Rulers/managers are ever trying to distill analysis into a single figure. The same is true of targets. The net effect is to distort and undermine the system of management.
I am familiar with the spurious idolatry of statistics from a bygone era.
Break your heart.
I once spent a whole year "discharging" a past (unreasonable) Bradford factor assessment. This involved me turning up at work about three times over the year with coughs/sneezes that probably infected others and reduced the quality of my work and left me washed out for a while afterwards.
It is my opinion that the rise of HR departments, the nunbers of staff "required" and the often spurious (IMHO) ideology that goes with them, is one of the worst things that has happened in the employment arena.
While not disputing that some of their functions, such as assorted employment admin etc, is useful, nay, vital, I have long held the opinion that it is HR depts and specifically their recruitment procedures and activities in this area, which are responsible for the seemingly incorrigible reinforcement of toxic managerial structures and attitudes.
It is HR departments who recruit the civil servants and chief officers who turn out to have rogue tendencies. When infilling "lower" jobs they tend to recruit those who will fit in to the existing system instead of those who would shine brighter in a better system but would make waves in a less good or bad system. I think that modern recruitment methods have the disastrous effect of disciminating against talented, really valuable, people in favour of company wonk "middle men" box tickers and those who school themselves in interview passing flimflam and manipulating office politics.
In short, if an existing system is crap. HR departments can often prolong that whilst simultaneously erecting barriers against those who might initially cause some disruption but would ultimately improve things.

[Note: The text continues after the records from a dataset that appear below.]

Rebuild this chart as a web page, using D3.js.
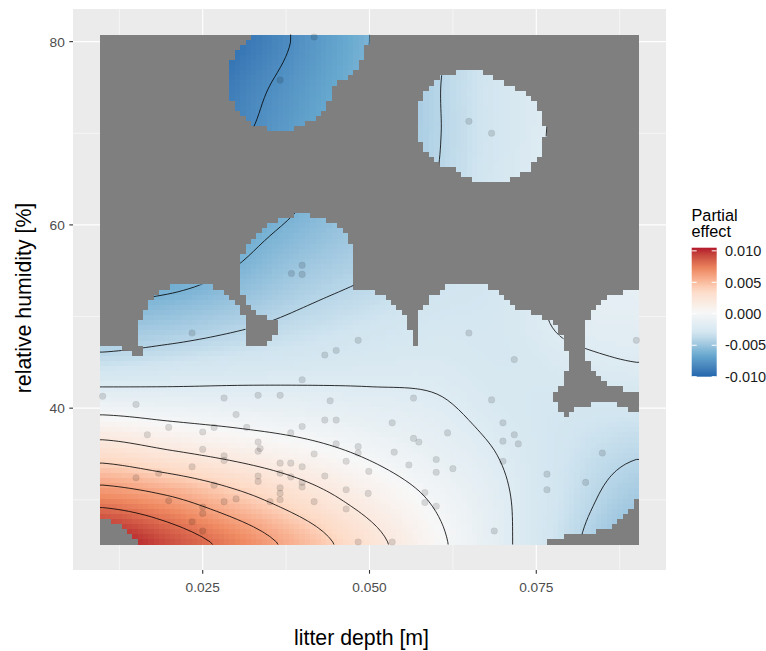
<!DOCTYPE html>
<html><head><meta charset="utf-8">
<script src="https://cdn.jsdelivr.net/npm/d3@7"></script>
<style>
body{margin:0;background:#fff}
svg{display:block}
text{font-family:"Liberation Sans",Arial,Helvetica,sans-serif}
</style>
</head><body>
<svg id="chart" width="766" height="651"></svg>
<script>
// ---- data ----
const gridDepth = [0.01, 0.02, 0.03, 0.04, 0.05, 0.06, 0.07, 0.08, 0.09];
const gridHumidity = [25, 30, 35, 40, 45, 50, 55, 60, 65, 70, 75, 80];
const effect25 = [0.0110, 0.0092, 0.0074, 0.0052, 0.0027, 0.0004, -0.0017, -0.0037, -0.0055];
const effect30 = [0.0073, 0.0063, 0.0047, 0.0030, 0.0013, -0.0002, -0.0018, -0.0034, -0.0047];
const effect35 = [0.0032, 0.0023, 0.0015, 0.0007, -0.0002, -0.0011, -0.0021, -0.0032, -0.0039];
const effect40 = [-0.0005, -0.0008, -0.0010, -0.0012, -0.0015, -0.0018, -0.0025, -0.0029, -0.0030];
const effect45 = [-0.0035, -0.0032, -0.0029, -0.0027, -0.0025, -0.0024, -0.0027, -0.0023, -0.0020];
const effect50 = [-0.0054, -0.0051, -0.0045, -0.0038, -0.0033, -0.0029, -0.0027, -0.0017, -0.0015];
const effect55 = [-0.0072, -0.0068, -0.0059, -0.0048, -0.0041, -0.0034, -0.0028, -0.0018, -0.0012];
const effect60 = [-0.0088, -0.0078, -0.0067, -0.0057, -0.0047, -0.0037, -0.0027, -0.0017, -0.0009];
const effect65 = [-0.0100, -0.0088, -0.0075, -0.0063, -0.0051, -0.0040, -0.0027, -0.0016, -0.0007];
const effect70 = [-0.0111, -0.0097, -0.0083, -0.0069, -0.0055, -0.0041, -0.0028, -0.0016, -0.0006];
const effect75 = [-0.0118, -0.0104, -0.0087, -0.0073, -0.0058, -0.0041, -0.0028, -0.0017, -0.0007];
const effect80 = [-0.0120, -0.0107, -0.0093, -0.0077, -0.0060, -0.0042, -0.0029, -0.0018, -0.0008];
const effectRows = [effect25, effect30, effect35, effect40, effect45, effect50, effect55, effect60, effect65, effect70, effect75, effect80];

const pointDepth = [0.0366,0.0417,0.0649,0.0683,0.0383,0.0399,0.0399,
 0.0234,0.0483,0.0450,0.0433,0.0399,0.0100,0.0282,0.0333,0.0366,0.0150,0.0441,0.0300,0.0199,0.0250,
 0.0267,0.0316,0.0399,0.0433,0.0450,0.0167,0.0382,0.0333,0.0336,0.0333,0.0250,0.0282,0.0282,0.0450,
 0.0483,0.0483,0.0417,0.0465,0.0366,0.0382,0.0399,0.0234,0.0184,0.0150,0.0333,0.0333,0.0366,0.0382,
 0.0399,0.0399,0.0433,0.0267,0.0366,0.0366,0.0366,0.0351,0.0300,0.0282,0.0199,0.0417,0.0465,0.0498,
 0.0465,0.0250,0.0250,0.0234,0.0250,0.0483,0.0649,0.0900,0.0717,0.0566,0.0683,0.0534,0.0617,0.0566,
 0.0574,0.0700,0.0717,0.0700,0.0723,0.0537,0.0600,0.0559,0.0625,0.0600,0.0700,0.0499,0.0583,0.0583,
 0.0600,0.0766,0.0766,0.0849,0.0824,0.0687,0.0534];
const pointHumidity = [75.8,80.5,71.3,70.0,54.7,55.6,54.6,
 48.2,47.4,46.3,45.8,43.1,41.3,41.1,41.4,41.4,40.4,40.8,39.3,37.9,37.4,
 37.9,37.9,38.0,38.7,38.7,37.1,37.3,36.3,35.6,35.3,35.5,34.8,34.3,36.1,
 35.8,35.1,35.0,34.2,34.0,34.0,33.6,33.6,32.9,32.4,32.6,32.0,32.9,32.5,
 31.9,31.4,32.6,31.6,31.3,30.7,30.0,29.8,30.1,29.8,29.9,29.8,31.1,30.7,
 29.0,29.2,28.5,27.6,26.6,25.4,48.2,47.4,45.3,41.1,40.9,38.4,37.3,36.7,
 36.3,38.4,37.1,36.4,36.1,35.2,34.4,33.8,33.4,33.0,34.2,33.1,30.8,29.7,
 29.3,32.8,31.1,35.1,31.9,26.6,25.4];

const xTicks = [0.025, 0.050, 0.075];
const xTickLabels = ["0.025", "0.050", "0.075"];
const yTicks = [40, 60, 80];
const yTickLabels = ["40", "60", "80"];
const legendTicks = [0.010, 0.005, 0.000, -0.005, -0.010];
const legendTickLabels = ["0.010", "0.005", "0.000", "-0.005", "-0.010"];
const fillLimits = [-0.0100, 0.0105];
const contourLevels = [-0.008, -0.006, -0.004, -0.002, 0, 0.002, 0.004, 0.006, 0.008];
const palette = ["#2166AC", "#67A9CF", "#D1E5F0", "#F7F7F7", "#FDDBC7", "#EF8A62", "#B2182B"];
const tooFar = 0.1;
const nGrid = 100;

// ---- layout ----
const svg = d3.select("#chart");
const P = {l: 73, r: 666, t: 9, b: 570};
const xExt = d3.extent(pointDepth), yExt = d3.extent(pointHumidity);
const dx = (xExt[1] - xExt[0]) / (nGrid - 1), dy = (yExt[1] - yExt[0]) / (nGrid - 1);
const rx = [xExt[0] - dx / 2, xExt[1] + dx / 2], ry = [yExt[0] - dy / 2, yExt[1] + dy / 2];
const ex = (rx[1] - rx[0]) * 0.05, ey = (ry[1] - ry[0]) * 0.05;
const x = d3.scaleLinear().domain([rx[0] - ex, rx[1] + ex]).range([P.l, P.r]);
const y = d3.scaleLinear().domain([ry[0] - ey, ry[1] + ey]).range([P.b, P.t]);

const color = d3.scaleLinear()
  .domain(palette.map((_, i) => fillLimits[0] + i * (fillLimits[1] - fillLimits[0]) / (palette.length - 1)))
  .range(palette).interpolate(d3.interpolateLab).clamp(true);

// smooth surface from the read grid
function cr(p0, p1, p2, p3, t) {
  return p1 + 0.5 * t * (p2 - p0 + t * (2 * p0 - 5 * p1 + 4 * p2 - p3 + t * (3 * (p1 - p2) + p3 - p0)));
}
function surf(xv, yv) {
  const nc = gridDepth.length, nr = gridHumidity.length;
  let u = (xv - gridDepth[0]) / (gridDepth[1] - gridDepth[0]);
  let v = (yv - gridHumidity[0]) / (gridHumidity[1] - gridHumidity[0]);
  u = Math.max(0, Math.min(nc - 1, u)); v = Math.max(0, Math.min(nr - 1, v));
  const i = Math.min(nc - 2, Math.floor(u)), j = Math.min(nr - 2, Math.floor(v));
  const tu = u - i, tv = v - j;
  const g = (jj, ii) => effectRows[Math.max(0, Math.min(nr - 1, jj))][Math.max(0, Math.min(nc - 1, ii))];
  const r = [];
  for (let k = -1; k <= 2; k++) r.push(cr(g(j + k, i - 1), g(j + k, i), g(j + k, i + 1), g(j + k, i + 2), tu));
  return cr(r[0], r[1], r[2], r[3], tv);
}
function tooFarAway(xv, yv) {
  const sx = xExt[1] - xExt[0], sy = yExt[1] - yExt[0];
  let m = Infinity;
  for (let k = 0; k < pointDepth.length; k++) {
    const a = (xv - pointDepth[k]) / sx, b = (yv - pointHumidity[k]) / sy;
    const d = a * a + b * b;
    if (d < m) m = d;
  }
  return Math.sqrt(m) > tooFar;
}

const cells = [];
for (let r = 0; r < nGrid; r++) {
  for (let c = 0; c < nGrid; c++) {
    const xv = xExt[0] + c * dx, yv = yExt[1] - r * dy;
    const masked = tooFarAway(xv, yv);
    cells.push({xv, yv, val: surf(xv, yv), masked});
  }
}

// ---- panel ----
svg.append("rect").attr("x", P.l).attr("y", P.t).attr("width", P.r - P.l).attr("height", P.b - P.t).attr("fill", "#EBEBEB");
const xMinor = [0.0125, 0.0375, 0.0625, 0.0875], yMinor = [30, 50, 70];
svg.append("g").selectAll("line").data(xMinor).join("line")
  .attr("x1", d => x(d)).attr("x2", d => x(d)).attr("y1", P.t).attr("y2", P.b)
  .attr("stroke", "#fff").attr("stroke-width", 0.55);
svg.append("g").selectAll("line").data(yMinor).join("line")
  .attr("y1", d => y(d)).attr("y2", d => y(d)).attr("x1", P.l).attr("x2", P.r)
  .attr("stroke", "#fff").attr("stroke-width", 0.55);
svg.append("g").selectAll("line").data(xTicks).join("line")
  .attr("x1", d => x(d)).attr("x2", d => x(d)).attr("y1", P.t).attr("y2", P.b)
  .attr("stroke", "#fff").attr("stroke-width", 1.1);
svg.append("g").selectAll("line").data(yTicks).join("line")
  .attr("y1", d => y(d)).attr("y2", d => y(d)).attr("x1", P.l).attr("x2", P.r)
  .attr("stroke", "#fff").attr("stroke-width", 1.1);

// ---- raster ----
svg.append("g").attr("shape-rendering", "crispEdges").selectAll("rect").data(cells).join("rect")
  .attr("x", d => x(d.xv - dx / 2)).attr("y", d => y(d.yv + dy / 2))
  .attr("width", d => x(d.xv + dx / 2) - x(d.xv - dx / 2) + 0.3)
  .attr("height", d => y(d.yv - dy / 2) - y(d.yv + dy / 2) + 0.3)
  .attr("fill", d => d.masked ? "#7F7F7F" : color(d.val));

// ---- contours ----
const np = nGrid + 2;
const padded = new Array(np * np);
for (let r = 0; r < np; r++) for (let c = 0; c < np; c++) {
  padded[r * np + c] = surf(xExt[0] + (c - 1) * dx, yExt[1] - (r - 1) * dy);
}
const contours = d3.contours().size([np, np]).smooth(true).thresholds(contourLevels)(padded);
const proj = d3.geoTransform({
  point: function (gx, gy) {
    this.stream.point(x(xExt[0] + (gx - 1.5) * dx), y(yExt[1] - (gy - 1.5) * dy));
  }
});
const gpath = d3.geoPath(proj);
let clipD = "";
cells.forEach(d => {
  if (d.masked) return;
  const x0 = x(d.xv - dx / 2), x1 = x(d.xv + dx / 2), y0 = y(d.yv + dy / 2), y1 = y(d.yv - dy / 2);
  clipD += `M${x0},${y0}H${x1}V${y1}H${x0}Z`;
});
svg.append("defs").append("clipPath").attr("id", "vis").append("path").attr("d", clipD);
svg.append("g").attr("clip-path", "url(#vis)").selectAll("path").data(contours).join("path")
  .attr("d", gpath).attr("fill", "none").attr("stroke", "#000").attr("stroke-width", 0.9)
  .attr("stroke-opacity", 0.9);

// ---- points ----
svg.append("g").selectAll("circle").data(pointDepth.map((d, i) => [d, pointHumidity[i]])).join("circle")
  .attr("cx", d => x(d[0])).attr("cy", d => y(d[1])).attr("r", 3.3)
  .attr("fill", "#000").attr("fill-opacity", 0.13)
  .attr("stroke", "#000").attr("stroke-opacity", 0.08).attr("stroke-width", 0.7);

// ---- axes ----
const ax = svg.append("g");
ax.selectAll("line.xt").data(xTicks).join("line").attr("class", "xt")
  .attr("x1", d => x(d)).attr("x2", d => x(d)).attr("y1", P.b).attr("y2", P.b + 3.7)
  .attr("stroke", "#333").attr("stroke-width", 1.1);
ax.selectAll("text.xl").data(xTicks).join("text").attr("class", "xl")
  .attr("x", d => x(d)).attr("y", 591.5).attr("text-anchor", "middle")
  .attr("font-size", 13.7).attr("fill", "#4D4D4D").text((d, i) => xTickLabels[i]);
ax.selectAll("line.yt").data(yTicks).join("line").attr("class", "yt")
  .attr("y1", d => y(d)).attr("y2", d => y(d)).attr("x1", P.l - 3.7).attr("x2", P.l)
  .attr("stroke", "#333").attr("stroke-width", 1.1);
ax.selectAll("text.yl").data(yTicks).join("text").attr("class", "yl")
  .attr("x", 64.8).attr("y", d => y(d) + 5).attr("text-anchor", "end")
  .attr("font-size", 13.7).attr("fill", "#4D4D4D").text((d, i) => yTickLabels[i]);
svg.append("text").attr("x", 361.5).attr("y", 645).attr("text-anchor", "middle")
  .attr("font-size", 21.3).attr("fill", "#000").text("litter depth [m]");
svg.append("text").attr("transform", "translate(30.5,298) rotate(-90)").attr("text-anchor", "middle")
  .attr("font-size", 21.3).attr("fill", "#000").text("relative humidity [%]");

// ---- legend ----
const lg = svg.append("g");
lg.append("text").attr("x", 691.5).attr("y", 220.7).attr("font-size", 16.3).attr("fill", "#000").text("Partial");
lg.append("text").attr("x", 691.5).attr("y", 237).attr("font-size", 16.3).attr("fill", "#000").text("effect");
const barL = 691.7, barW = 25, barTop = 247.7, barBot = 376.7;
const ly = d3.scaleLinear().domain(fillLimits).range([barBot, barTop]);
const grad = svg.select("defs").append("linearGradient").attr("id", "lgrad")
  .attr("x1", 0).attr("y1", 1).attr("x2", 0).attr("y2", 0);
grad.selectAll("stop").data(d3.range(0, 1.0001, 0.05)).join("stop")
  .attr("offset", d => d).attr("stop-color", d => color(fillLimits[0] + d * (fillLimits[1] - fillLimits[0])));
lg.append("rect").attr("x", barL).attr("y", barTop).attr("width", barW).attr("height", barBot - barTop).attr("fill", "url(#lgrad)");
lg.selectAll("line.tl").data(legendTicks).join("line").attr("class", "tl")
  .attr("x1", barL).attr("x2", barL + 5).attr("y1", d => ly(d)).attr("y2", d => ly(d))
  .attr("stroke", "#fff").attr("stroke-width", 1);
lg.selectAll("line.tr").data(legendTicks).join("line").attr("class", "tr")
  .attr("x1", barL + barW - 5).attr("x2", barL + barW).attr("y1", d => ly(d)).attr("y2", d => ly(d))
  .attr("stroke", "#fff").attr("stroke-width", 1);
lg.selectAll("text.ll").data(legendTicks).join("text").attr("class", "ll")
  .attr("x", 725).attr("y", d => ly(d) + 5.2).attr("font-size", 14.5).attr("fill", "#1A1A1A")
  .text((d, i) => legendTickLabels[i]);
</script>
</body></html>
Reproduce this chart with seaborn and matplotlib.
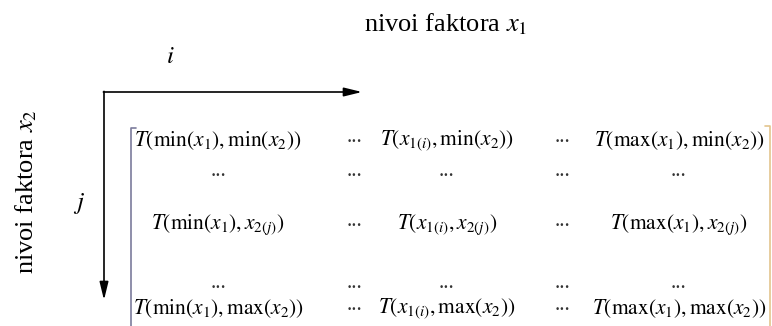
import matplotlib
matplotlib.use("Agg")
import matplotlib.pyplot as plt
import seaborn as sns

sns.set_theme(style="white")
plt.rcParams['font.family'] = ['Liberation Serif', 'DejaVu Serif']
plt.rcParams['mathtext.fontset'] = 'stix'
plt.rcParams['text.color'] = 'black'

# levels of the two factors
x1_levels = [r"\mathrm{min}(x_1)", r"x_{1(i)}", r"\mathrm{max}(x_1)"]
x2_levels = [r"\mathrm{min}(x_2)", r"x_{2(j)}", r"\mathrm{max}(x_2)"]
title_x = r"nivoi faktora $x_{\mathit{1}}$"
title_y = r"nivoi faktora $x_{\mathit{2}}$"
dots = "..."

# layout (pixels)
col_x = [218, 355, 447, 563, 679]   # value, dots, value, dots, value
row_y = [141, 176, 225, 288, 309]   # value, dots, value, dots, value
corner = (104, 92)

fig = plt.figure(figsize=(7.72, 3.26), dpi=100)
ax = fig.add_axes([0, 0, 1, 1])
ax.set_xlim(0, 772)
ax.set_ylim(326, 0)
ax.axis('off')

# titles
ax.text(446, 24, title_x, fontsize=19, ha='center', va='center')
ax.text(26, 192, title_y, fontsize=19, ha='center', va='center', rotation=90)
ax.text(170, 57, r"$i$", fontsize=18, ha='center', va='center')
ax.text(79, 203, r"$j$", fontsize=18, ha='center', va='center')

# arrows
arrow = dict(arrowstyle='-|>,head_length=0.9,head_width=0.22', color='black', lw=1.2,
             shrinkA=0, shrinkB=0)
ax.annotate('', xy=(362, corner[1]), xytext=(corner[0] - 0.6, corner[1]), arrowprops=arrow)
ax.annotate('', xy=(corner[0], 300), xytext=(corner[0], corner[1] - 0.6), arrowprops=arrow)

# matrix brackets
ax.plot([136, 131, 131], [128, 128, 326], color='#7c7c9c', lw=1.2)
ax.plot([765, 770, 770], [126, 126, 326], color='#e3c58e', lw=1.2)

# matrix cells
value_rows = [0, 2, 4]
value_cols = [0, 2, 4]
for r, lev2 in zip(value_rows, x2_levels):
    for c, lev1 in zip(value_cols, x1_levels):
        ax.text(col_x[c], row_y[r], rf"$T({lev1},{lev2})$", fontsize=15.5,
                ha='center', va='center')
    for c in [1, 3]:
        ax.text(col_x[c], row_y[r] - 3, dots, fontsize=15, ha='center', va='center',
                color='#333333')
for r in [1, 3]:
    for c in range(5):
        ax.text(col_x[c], row_y[r] - 5, dots, fontsize=15, ha='center', va='center',
                color='#333333')

fig.savefig("out.png", dpi=100)
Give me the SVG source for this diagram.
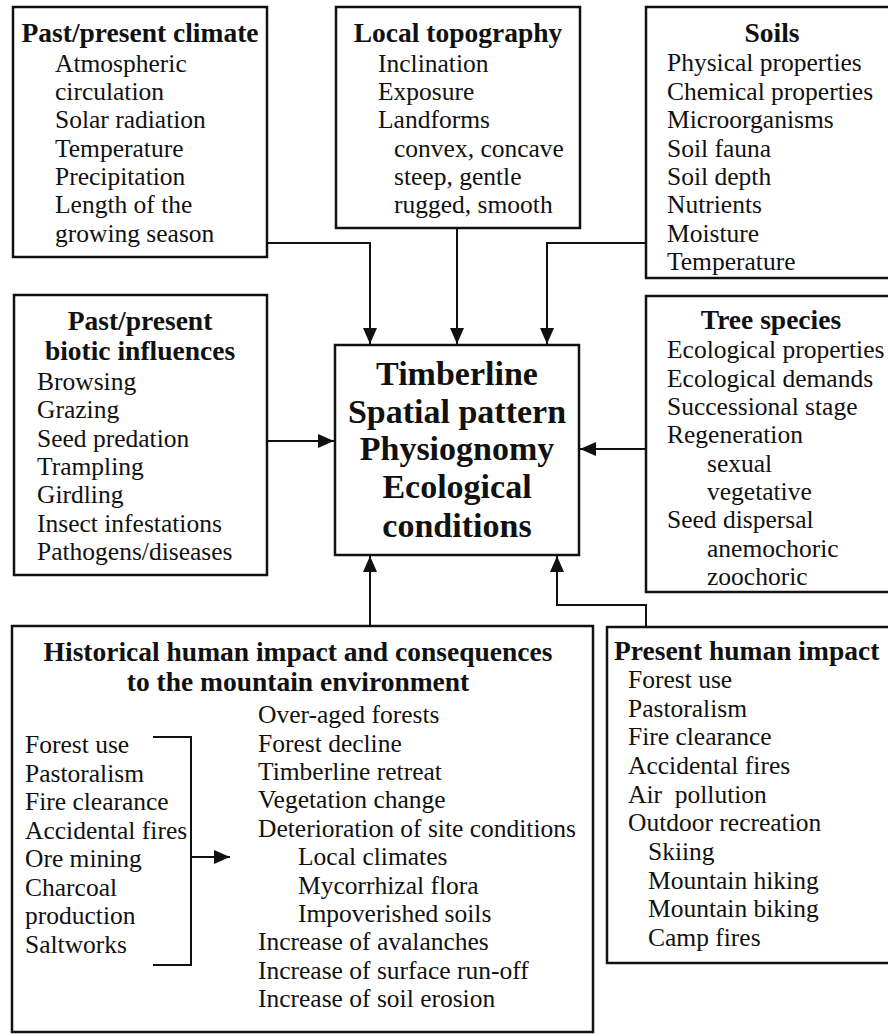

the bradford factor should be for people throwing sickies not genuine illness if you have a doctors note is that not genuine where i work we come to work ill as scared of being fired should not be like this and one employee was told if she had the operation she needed to make
her better she would be fired as she had had time off with a related illness now the poor lady is very ill and has to give up work if she had had she op she would have been better able to work i feel this is playing god with peoples lives employers should not have the right to make you choose between your job or your life shame on you
The Bradford score system makes my blood boil. Last November 2015 I had surgery on my foot, unfortunately it went wrong so had more surgery in January 2016. Now because I had had some time off sick in the past 12 months my Bradford score went through the roof! I had a"talk"with manager and of course now it's on my record of 18 years working for NHS. This is not how the Bradford score was supposed to be used. A colleague had a hip replacement, problems arose and she was onto the 2nd stage of disciplinary action. Extremely upsetting and worrying for those concerned. There is so much concern within the NHS that taking holiday instead of sickness is now happening, how can this be right ?
Extremely mystified NHS employeek.
I will not get our company's yearly wage rise like everyone else because my Bradford points are deemed to be too high, I was never informed of this before hand and although they may be high I have never received any written warnings, can they do this legally?